I recently sold my Gaggia Classic to a friend and upon receiving the Classic through a courier, its tripping the main fuse to the house. I've done a little research and it seems, it may be down to moisture in around the wiring/connectors inside the classic. I was wondering if anyone has any advice or guidance on how to fix this issue?

Thanks


----------



## DavecUK (Aug 6, 2013)

Mavis said:


> Hi Guys,
> 
> I recently sold my Gaggia Classic to a friend and upon receiving the Classic through a courier, its tripping the main fuse to the house. I've done a little research and it seems, it may be down to moisture in around the wiring/connectors inside the classic. I was wondering if anyone has any advice or guidance on how to fix this issue?
> 
> Thanks


Is the main fuse to the house an RCD as well and do you mean tye main fuse or just the fuse on that circuit. if it;'s just the fuse on that circuit is it an MCB or RCCBO. When you had the Gaggia, was it on an RCD or RCD protected circuit?


----------



## Mavis (Feb 5, 2014)

Sorry for the confusion, the Gaggia only trips the circuit breaker for that specific circuit.
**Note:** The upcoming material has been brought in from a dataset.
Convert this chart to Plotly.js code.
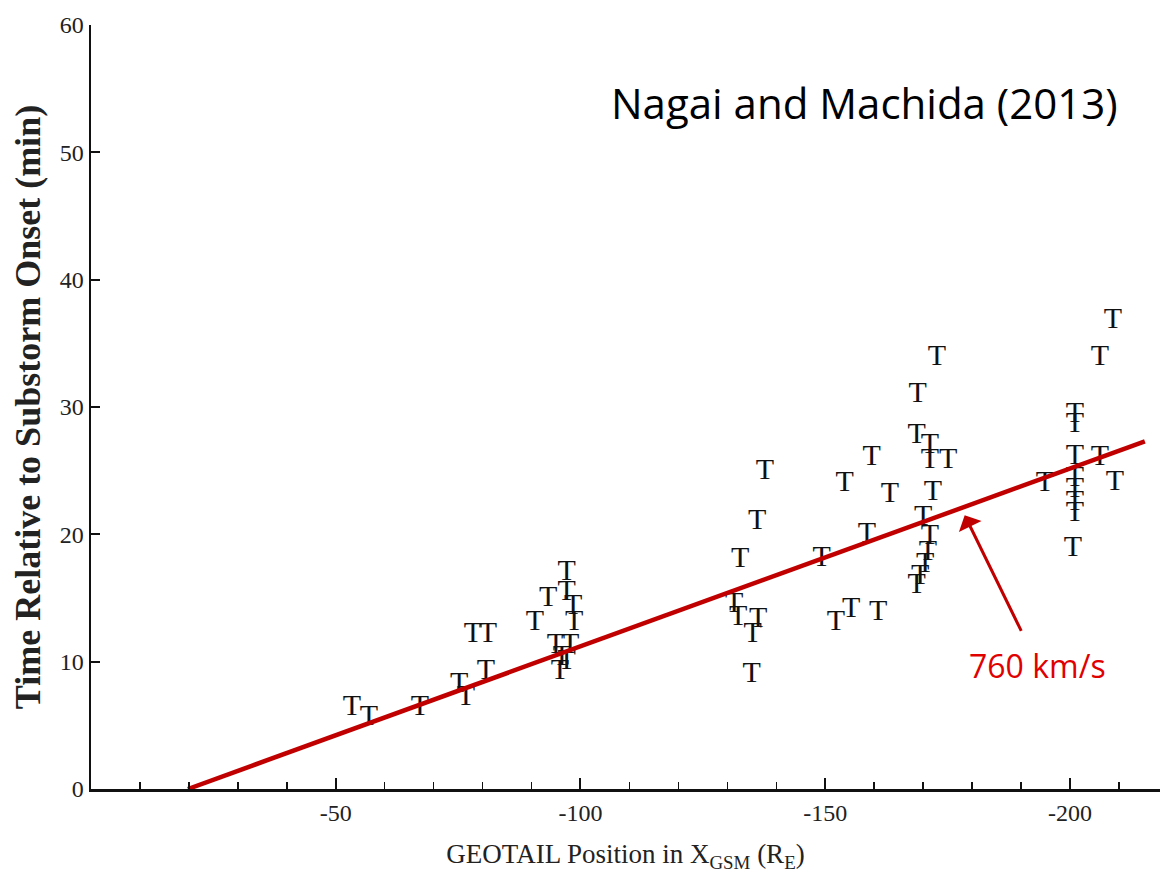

With regards to the type of breakers that are installed, I'm afraid I don't know.


----------



## froggystyle (Oct 30, 2013)

Does it do it if you plug it in upstairs, assuming the upstairs is on a separate circuit?


----------



## Mavis (Feb 5, 2014)

Managed to solve the issue, came across an old archive from this forum on google. The problem was to do with the top of boiler and moisture. Followed the instruction on this page http://coffeeforums.co.uk/archive/index.php/t-23259.html.


----------



## espressotechno (Apr 11, 2011)

Blast with a hairdryer usually good for drying out any electrics....


----------